Professor of Public Policy at the NYU Marron Institute for Urban Management and editor of the Journal of Drug Policy Analysis. Teaches about the methods of policy analysis about drug abuse control and crime control policy, working out the implications of two principles: that swift and certain sanctions don't have to be severe to be effective, and that well-designed threats usually don't have to be carried out. Books: Drugs and Drug Policy: What Everyone Needs to Know (with Jonathan Caulkins and Angela Hawken) When Brute Force Fails: How to Have Less Crime and Less Punishment (Princeton, 2009; named one of the "books of the year" by The Economist Against Excess: Drug Policy for Results (Basic, 1993) Marijuana: Costs of Abuse, Costs of Control (Greenwood, 1989) UCLA Homepage Curriculum Vitae Contact: Markarkleiman-at-gmail.com

7 thoughts on “My sister Kelly is a dangerous lunatic”

  1. The outrage! Next thing we know, she'll advocate for having an administration lacking a Clinton or a Bush. (Guess I'm giving away my age here, but it occurred to me a while back that this has been the case since I was 7.)

  2. "We've become accustomed to the mayor's taking over parts of government that are supposed to be independent, like the School Board and the Housing Authority and the Park District, and then running them according to his idiosyncratic lights, which notably feature a disdain for public schooling and housing and for the legal covenant keeping the lakefront "forever open, clear and free.""

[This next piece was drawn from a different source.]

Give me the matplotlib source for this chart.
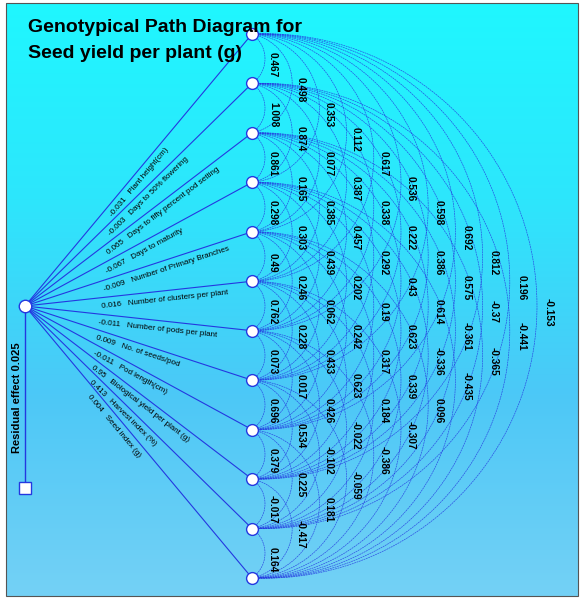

    Oh sweet Lord this is wrong. So utterly, completely wrong. Look, say what you want about Chicago politics. It ain't exactly a textbook model of democracy.

    But to suggest that Mayor Daley disdains public schooling, housing and the role of the parks is delusional.

    On schooling, he is the first elected official in the city in decades to suggest that the education of children - especially children from low income communities - ought to perhaps, maybe, kind-of, just a little bit, take precedence over maintaining the cozy political balance between the city council, the teachers unions, the "independent" school board and various "community non profit" agencies that lived in the nooks and crannies of the old system. And of course it bears pointing out that the President that the founder of this blog seems to have such a man crush on plucked Daley's schools chief to bring the same reform agenda to the entire nation.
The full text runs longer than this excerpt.